You can even go a step further and make methods such as:

$u->logs_ips_for( $other_u );

Whatever is relevant to your userprop. These methods would call your opt_logcommentips method.

Another tip: if you want to create a different default value for new users vs. current users, then set in %LJ::USERPROP_INIT a value of "nu_default" ("new user default") for the prop. This means that all users created after this code is live will have a default prop value of "nu_default", while all users created before will have a default prop value of nothing. Then, you can use your method to make "nu_default" mean whatever you want.

For a more complicated example of all of this, check out the LJ::User->safe_search and LJ::User->should_show_in_search_results methods. These show what creating methods for getting your prop values really allow you to do.

Extra Credit: Setting a prop value only when needed

You may have noticed that it's pretty hard to determine if a user is explicitly set a prop or is just keeping the default when we have multiple settings on one page. How do we know the difference between a user actually reading a setting and saying "I want to keep this default value" vs. a user who is just changing some other value on the page, and didn't even look at the setting we're working with? You could do use JavaScript to check if they changed the prop value, perhaps, but there's another way (note that this method does not actually exist, but it's a good example of what you can do):

sub set_opt_logcommentips {
    my ( $u, $val ) = @_;
    # verify that the given value is valid
    return unless $val =~ /^[NSA]$/;
    # get current prop value
    my $current_val = $u->opt_logcommentips;
    # set it if the values are different
    unless ( $current_val eq $val ) {
        $u->set_prop( opt_logcommentips => $val );

So basically what's happening here is you're only setting the prop value if the value given and the derived meaning of the current prop value are different. So, if the value being set here was 'A', and the user's prop value was empty (default), the prop value wouldn't actually be changed here at all. It would stay at empty (default). However, if it was changed to 'N' it would be set, and if it was then changed back to 'A', that would be set. Then we know that this user set the prop explicitly.

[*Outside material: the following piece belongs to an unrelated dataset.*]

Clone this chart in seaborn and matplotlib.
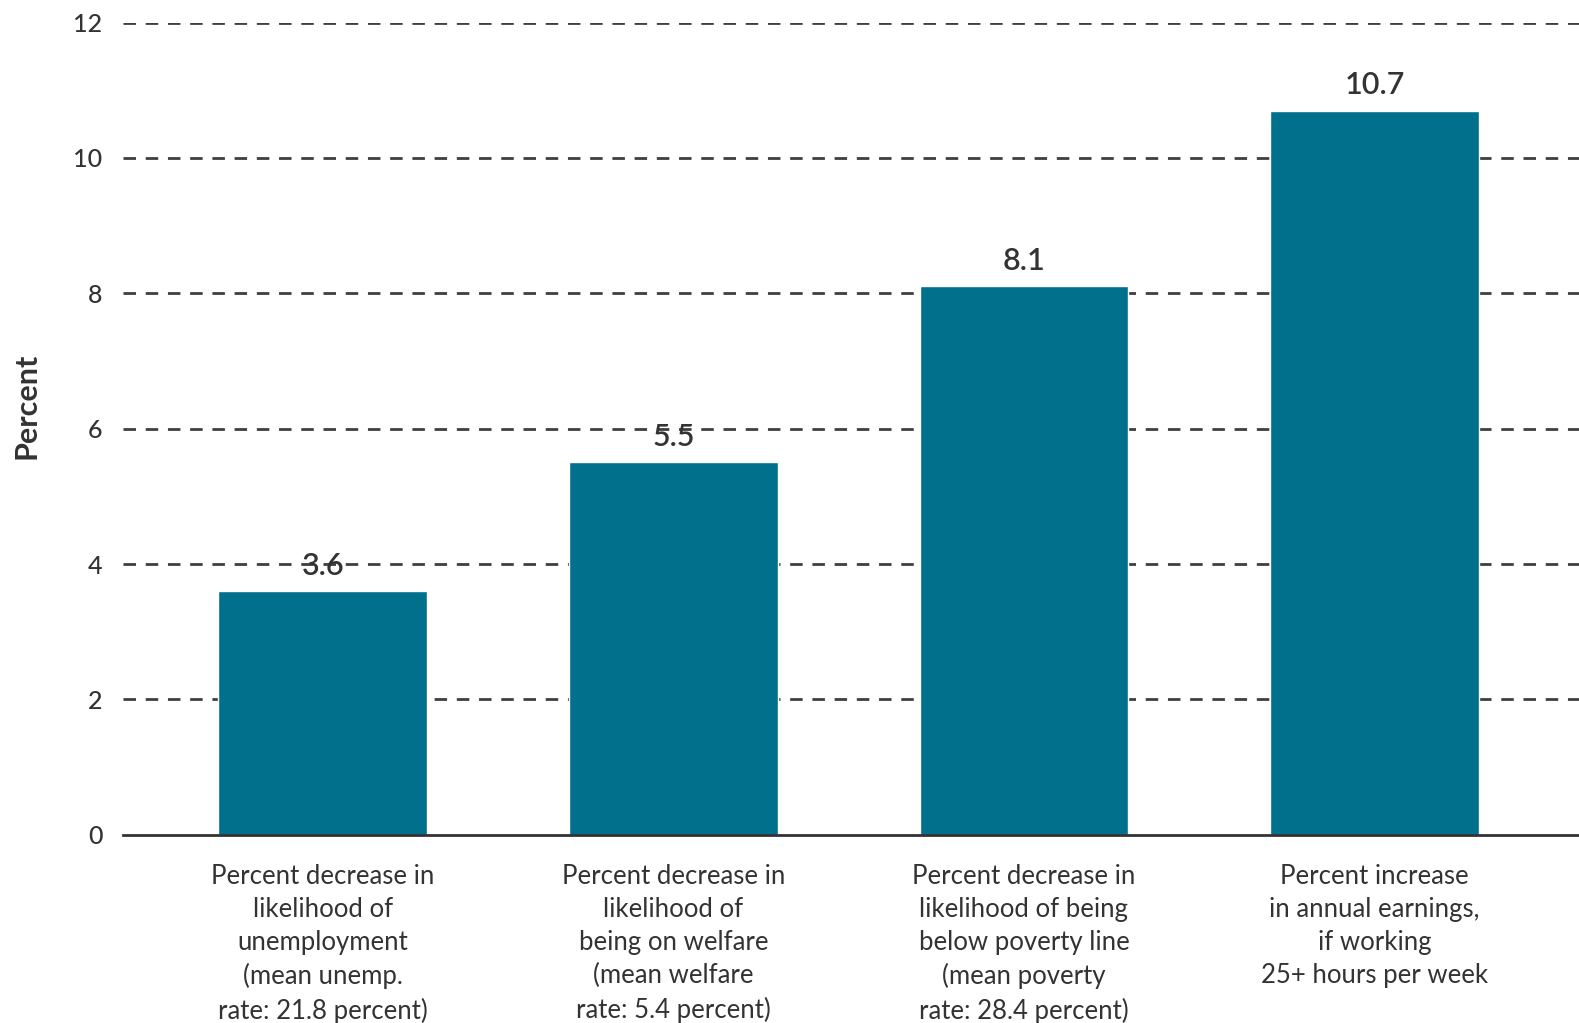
import matplotlib
matplotlib.use("Agg")
import matplotlib.pyplot as plt
import seaborn as sns
import pandas as pd

categories = [
    "Percent decrease in\nlikelihood of\nunemployment\n(mean unemp.\nrate: 21.8 percent)",
    "Percent decrease in\nlikelihood of\nbeing on welfare\n(mean welfare\nrate: 5.4 percent)",
    "Percent decrease in\nlikelihood of being\nbelow poverty line\n(mean poverty\nrate: 28.4 percent)",
    "Percent increase\nin annual earnings,\nif working\n25+ hours per week",
]
values = [3.6, 5.5, 8.1, 10.7]
value_labels = ["3.6", "5.5", "8.1", "10.7"]
yticks = [0, 2, 4, 6, 8, 10, 12]

sns.set_theme(style="white")
plt.rcParams["font.family"] = ["Lato", "DejaVu Sans"]

df = pd.DataFrame({"cat": categories, "val": values})

fig = plt.figure(figsize=(15.79, 10.23), dpi=100)
ax = fig.add_axes([0.078, 0.184, 0.922, 0.794])

for t in yticks[1:]:
    ax.axhline(t, color="#3f3f3f", lw=2, ls=(0, (4.5, 3.5)), zorder=0)

sns.barplot(data=df, x="cat", y="val", color="#00708C", saturation=1,
            width=0.595, ax=ax, zorder=2)

for i, (v, lab) in enumerate(zip(values, value_labels)):
    ax.annotate(lab, (i, v), xytext=(0, 8), textcoords="offset points",
                ha="center", va="bottom", fontsize=22, fontweight="semibold",
                color="#333333", zorder=3)

ax.set_xlim(-0.569, 3.583)
ax.set_ylim(0, 12)
ax.set_yticks(yticks)
ax.set_yticklabels([str(t) for t in yticks], fontsize=18, color="#333333",
                   fontweight="medium")
ax.tick_params(axis="y", length=0, pad=15)
ax.tick_params(axis="x", length=0, pad=21, labelsize=18.5, labelcolor="#333333")
for lab in ax.get_xticklabels():
    lab.set_linespacing(1.4)
ax.set_xlabel("")
ax.set_ylabel("Percent", fontsize=22, fontweight="bold", color="#333333")
ax.yaxis.set_label_coords(-0.057, 0.528)

for s in ["top", "right", "left"]:
    ax.spines[s].set_visible(False)
ax.spines["bottom"].set_color("#333333")
ax.spines["bottom"].set_linewidth(2)
ax.spines["bottom"].set_zorder(4)

fig.savefig("out.png", dpi=100, facecolor="white")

Of course, this isn't full-proof; in fact, it only fixes the case of a user not really caring about what the prop is set to, but then saving the page where the prop gets set. It doesn't solve the issue of a user explicitly wanting to keep the value, but not changing it. Unfortunately, we can't yet read our users' minds, so there's not much we can do about that case without making things more complicated (i.e. making a "current default" option for them to choose).

This method of saving prop values may not be the correct thing to do all the time--in fact, this method is only used in a very small number of cases right now. It really depends on whether it's more important to be able to change people's default preferences later on, or if it's more important to "play it safe" and keep whatever the user had set when they saved the page (even if it was the default value). Which of these is more important probably depends on the specific prop being set. If you're not sure, it's probably safest to not use this method of setting a prop, and instead always set whatever the form submits (assuming it's valid, of course).